■ Data section
— START —
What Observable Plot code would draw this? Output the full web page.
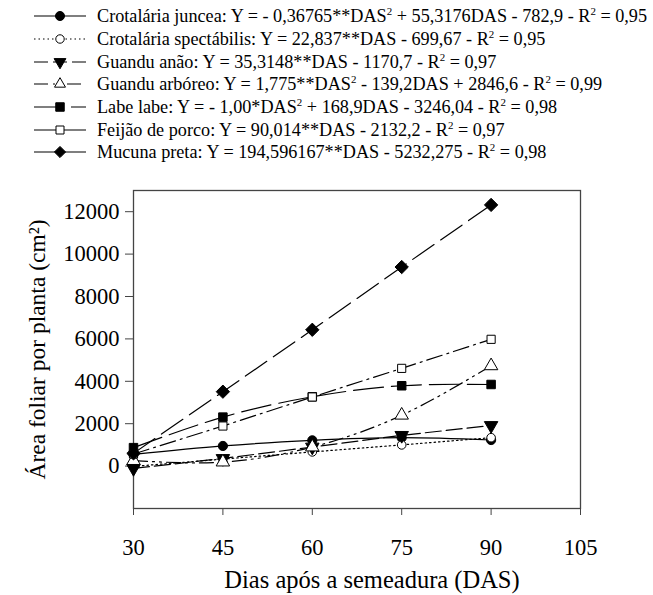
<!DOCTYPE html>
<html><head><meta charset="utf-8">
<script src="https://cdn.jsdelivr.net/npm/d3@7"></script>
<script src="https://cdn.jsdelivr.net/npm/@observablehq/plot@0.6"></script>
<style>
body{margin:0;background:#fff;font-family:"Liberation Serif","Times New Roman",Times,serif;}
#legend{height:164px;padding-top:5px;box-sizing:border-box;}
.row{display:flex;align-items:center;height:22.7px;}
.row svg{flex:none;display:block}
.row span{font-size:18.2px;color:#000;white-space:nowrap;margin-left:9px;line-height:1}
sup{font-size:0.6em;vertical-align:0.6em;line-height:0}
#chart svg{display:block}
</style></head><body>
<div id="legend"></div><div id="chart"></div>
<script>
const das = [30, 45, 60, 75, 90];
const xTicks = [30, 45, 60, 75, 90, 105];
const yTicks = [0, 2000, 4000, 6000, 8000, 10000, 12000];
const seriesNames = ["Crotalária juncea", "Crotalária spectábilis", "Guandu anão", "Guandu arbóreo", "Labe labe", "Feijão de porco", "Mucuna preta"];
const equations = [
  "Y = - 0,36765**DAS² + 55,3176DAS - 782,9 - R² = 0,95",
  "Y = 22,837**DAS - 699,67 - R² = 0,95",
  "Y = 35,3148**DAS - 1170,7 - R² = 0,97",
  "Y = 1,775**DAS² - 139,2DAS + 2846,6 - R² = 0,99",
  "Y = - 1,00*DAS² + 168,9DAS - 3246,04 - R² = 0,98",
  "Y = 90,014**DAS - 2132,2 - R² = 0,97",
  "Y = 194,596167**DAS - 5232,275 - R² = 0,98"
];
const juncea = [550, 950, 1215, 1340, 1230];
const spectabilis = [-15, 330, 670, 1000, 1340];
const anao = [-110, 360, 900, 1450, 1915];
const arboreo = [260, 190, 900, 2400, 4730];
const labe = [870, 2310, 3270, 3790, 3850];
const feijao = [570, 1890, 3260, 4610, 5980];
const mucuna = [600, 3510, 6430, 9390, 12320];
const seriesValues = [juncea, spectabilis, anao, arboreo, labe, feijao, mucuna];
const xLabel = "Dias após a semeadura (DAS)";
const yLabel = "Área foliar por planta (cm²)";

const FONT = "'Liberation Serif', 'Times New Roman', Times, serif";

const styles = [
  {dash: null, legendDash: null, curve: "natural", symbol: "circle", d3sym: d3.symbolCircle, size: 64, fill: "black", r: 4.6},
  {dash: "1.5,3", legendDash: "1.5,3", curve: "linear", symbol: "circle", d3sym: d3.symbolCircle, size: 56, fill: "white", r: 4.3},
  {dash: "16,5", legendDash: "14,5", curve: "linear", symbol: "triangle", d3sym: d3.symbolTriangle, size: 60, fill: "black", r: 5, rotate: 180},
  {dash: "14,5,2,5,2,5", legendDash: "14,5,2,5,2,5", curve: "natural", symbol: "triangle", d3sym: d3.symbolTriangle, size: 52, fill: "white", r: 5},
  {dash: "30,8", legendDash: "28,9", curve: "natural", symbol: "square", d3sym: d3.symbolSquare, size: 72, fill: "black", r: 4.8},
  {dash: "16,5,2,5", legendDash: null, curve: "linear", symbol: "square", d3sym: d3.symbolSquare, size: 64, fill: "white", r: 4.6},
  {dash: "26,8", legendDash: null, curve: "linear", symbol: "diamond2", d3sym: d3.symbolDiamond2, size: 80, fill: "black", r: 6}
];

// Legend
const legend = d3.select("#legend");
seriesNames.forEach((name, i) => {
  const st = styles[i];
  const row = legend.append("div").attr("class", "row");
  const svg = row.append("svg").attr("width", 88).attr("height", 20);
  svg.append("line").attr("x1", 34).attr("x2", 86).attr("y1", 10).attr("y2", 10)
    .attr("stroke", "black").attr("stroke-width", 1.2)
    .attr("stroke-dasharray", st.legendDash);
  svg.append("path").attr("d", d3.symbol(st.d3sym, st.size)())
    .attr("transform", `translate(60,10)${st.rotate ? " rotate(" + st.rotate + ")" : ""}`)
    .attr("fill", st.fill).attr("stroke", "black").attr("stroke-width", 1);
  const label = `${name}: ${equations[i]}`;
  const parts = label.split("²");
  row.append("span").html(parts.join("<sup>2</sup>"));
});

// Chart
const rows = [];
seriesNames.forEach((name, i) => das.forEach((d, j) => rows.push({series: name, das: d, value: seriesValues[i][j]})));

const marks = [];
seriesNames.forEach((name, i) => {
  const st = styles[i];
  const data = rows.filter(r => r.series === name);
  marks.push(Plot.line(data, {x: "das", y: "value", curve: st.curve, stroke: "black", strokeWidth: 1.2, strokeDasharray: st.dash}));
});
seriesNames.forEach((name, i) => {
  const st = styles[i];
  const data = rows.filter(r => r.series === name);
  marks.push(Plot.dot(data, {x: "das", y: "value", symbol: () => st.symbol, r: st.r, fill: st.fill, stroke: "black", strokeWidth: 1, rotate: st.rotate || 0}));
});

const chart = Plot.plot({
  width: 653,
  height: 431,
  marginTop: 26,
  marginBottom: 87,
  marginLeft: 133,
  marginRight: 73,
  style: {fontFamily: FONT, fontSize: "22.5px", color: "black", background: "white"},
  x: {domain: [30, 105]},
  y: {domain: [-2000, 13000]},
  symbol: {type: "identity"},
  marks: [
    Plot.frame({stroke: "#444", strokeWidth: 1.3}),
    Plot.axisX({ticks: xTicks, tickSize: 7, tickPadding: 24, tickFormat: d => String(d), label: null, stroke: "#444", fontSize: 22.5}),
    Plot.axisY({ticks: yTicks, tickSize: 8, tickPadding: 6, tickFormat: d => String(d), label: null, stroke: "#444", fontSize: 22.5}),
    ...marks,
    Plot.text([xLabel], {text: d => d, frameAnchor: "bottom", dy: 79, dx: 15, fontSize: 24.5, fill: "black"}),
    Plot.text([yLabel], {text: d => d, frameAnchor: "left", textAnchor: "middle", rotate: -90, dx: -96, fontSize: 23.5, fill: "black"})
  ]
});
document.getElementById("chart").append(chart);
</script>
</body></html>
— END —
■ Requirement
Reproduce the listing word for word and omit its pictures.

■ Solution to this task
What Observable Plot code would draw this? Output the full web page.
<!DOCTYPE html>
<html><head><meta charset="utf-8">
<script src="https://cdn.jsdelivr.net/npm/d3@7"></script>
<script src="https://cdn.jsdelivr.net/npm/@observablehq/plot@0.6"></script>
<style>
body{margin:0;background:#fff;font-family:"Liberation Serif","Times New Roman",Times,serif;}
#legend{height:164px;padding-top:5px;box-sizing:border-box;}
.row{display:flex;align-items:center;height:22.7px;}
.row svg{flex:none;display:block}
.row span{font-size:18.2px;color:#000;white-space:nowrap;margin-left:9px;line-height:1}
sup{font-size:0.6em;vertical-align:0.6em;line-height:0}
#chart svg{display:block}
</style></head><body>
<div id="legend"></div><div id="chart"></div>
<script>
const das = [30, 45, 60, 75, 90];
const xTicks = [30, 45, 60, 75, 90, 105];
const yTicks = [0, 2000, 4000, 6000, 8000, 10000, 12000];
const seriesNames = ["Crotalária juncea", "Crotalária spectábilis", "Guandu anão", "Guandu arbóreo", "Labe labe", "Feijão de porco", "Mucuna preta"];
const equations = [
  "Y = - 0,36765**DAS² + 55,3176DAS - 782,9 - R² = 0,95",
  "Y = 22,837**DAS - 699,67 - R² = 0,95",
  "Y = 35,3148**DAS - 1170,7 - R² = 0,97",
  "Y = 1,775**DAS² - 139,2DAS + 2846,6 - R² = 0,99",
  "Y = - 1,00*DAS² + 168,9DAS - 3246,04 - R² = 0,98",
  "Y = 90,014**DAS - 2132,2 - R² = 0,97",
  "Y = 194,596167**DAS - 5232,275 - R² = 0,98"
];
const juncea = [550, 950, 1215, 1340, 1230];
const spectabilis = [-15, 330, 670, 1000, 1340];
const anao = [-110, 360, 900, 1450, 1915];
const arboreo = [260, 190, 900, 2400, 4730];
const labe = [870, 2310, 3270, 3790, 3850];
const feijao = [570, 1890, 3260, 4610, 5980];
const mucuna = [600, 3510, 6430, 9390, 12320];
const seriesValues = [juncea, spectabilis, anao, arboreo, labe, feijao, mucuna];
const xLabel = "Dias após a semeadura (DAS)";
const yLabel = "Área foliar por planta (cm²)";

const FONT = "'Liberation Serif', 'Times New Roman', Times, serif";

const styles = [
  {dash: null, legendDash: null, curve: "natural", symbol: "circle", d3sym: d3.symbolCircle, size: 64, fill: "black", r: 4.6},
  {dash: "1.5,3", legendDash: "1.5,3", curve: "linear", symbol: "circle", d3sym: d3.symbolCircle, size: 56, fill: "white", r: 4.3},
  {dash: "16,5", legendDash: "14,5", curve: "linear", symbol: "triangle", d3sym: d3.symbolTriangle, size: 60, fill: "black", r: 5, rotate: 180},
  {dash: "14,5,2,5,2,5", legendDash: "14,5,2,5,2,5", curve: "natural", symbol: "triangle", d3sym: d3.symbolTriangle, size: 52, fill: "white", r: 5},
  {dash: "30,8", legendDash: "28,9", curve: "natural", symbol: "square", d3sym: d3.symbolSquare, size: 72, fill: "black", r: 4.8},
  {dash: "16,5,2,5", legendDash: null, curve: "linear", symbol: "square", d3sym: d3.symbolSquare, size: 64, fill: "white", r: 4.6},
  {dash: "26,8", legendDash: null, curve: "linear", symbol: "diamond2", d3sym: d3.symbolDiamond2, size: 80, fill: "black", r: 6}
];

// Legend
const legend = d3.select("#legend");
seriesNames.forEach((name, i) => {
  const st = styles[i];
  const row = legend.append("div").attr("class", "row");
  const svg = row.append("svg").attr("width", 88).attr("height", 20);
  svg.append("line").attr("x1", 34).attr("x2", 86).attr("y1", 10).attr("y2", 10)
    .attr("stroke", "black").attr("stroke-width", 1.2)
    .attr("stroke-dasharray", st.legendDash);
  svg.append("path").attr("d", d3.symbol(st.d3sym, st.size)())
    .attr("transform", `translate(60,10)${st.rotate ? " rotate(" + st.rotate + ")" : ""}`)
    .attr("fill", st.fill).attr("stroke", "black").attr("stroke-width", 1);
  const label = `${name}: ${equations[i]}`;
  const parts = label.split("²");
  row.append("span").html(parts.join("<sup>2</sup>"));
});

// Chart
const rows = [];
seriesNames.forEach((name, i) => das.forEach((d, j) => rows.push({series: name, das: d, value: seriesValues[i][j]})));

const marks = [];
seriesNames.forEach((name, i) => {
  const st = styles[i];
  const data = rows.filter(r => r.series === name);
  marks.push(Plot.line(data, {x: "das", y: "value", curve: st.curve, stroke: "black", strokeWidth: 1.2, strokeDasharray: st.dash}));
});
seriesNames.forEach((name, i) => {
  const st = styles[i];
  const data = rows.filter(r => r.series === name);
  marks.push(Plot.dot(data, {x: "das", y: "value", symbol: () => st.symbol, r: st.r, fill: st.fill, stroke: "black", strokeWidth: 1, rotate: st.rotate || 0}));
});

const chart = Plot.plot({
  width: 653,
  height: 431,
  marginTop: 26,
  marginBottom: 87,
  marginLeft: 133,
  marginRight: 73,
  style: {fontFamily: FONT, fontSize: "22.5px", color: "black", background: "white"},
  x: {domain: [30, 105]},
  y: {domain: [-2000, 13000]},
  symbol: {type: "identity"},
  marks: [
    Plot.frame({stroke: "#444", strokeWidth: 1.3}),
    Plot.axisX({ticks: xTicks, tickSize: 7, tickPadding: 24, tickFormat: d => String(d), label: null, stroke: "#444", fontSize: 22.5}),
    Plot.axisY({ticks: yTicks, tickSize: 8, tickPadding: 6, tickFormat: d => String(d), label: null, stroke: "#444", fontSize: 22.5}),
    ...marks,
    Plot.text([xLabel], {text: d => d, frameAnchor: "bottom", dy: 79, dx: 15, fontSize: 24.5, fill: "black"}),
    Plot.text([yLabel], {text: d => d, frameAnchor: "left", textAnchor: "middle", rotate: -90, dx: -96, fontSize: 23.5, fill: "black"})
  ]
});
document.getElementById("chart").append(chart);
</script>
</body></html>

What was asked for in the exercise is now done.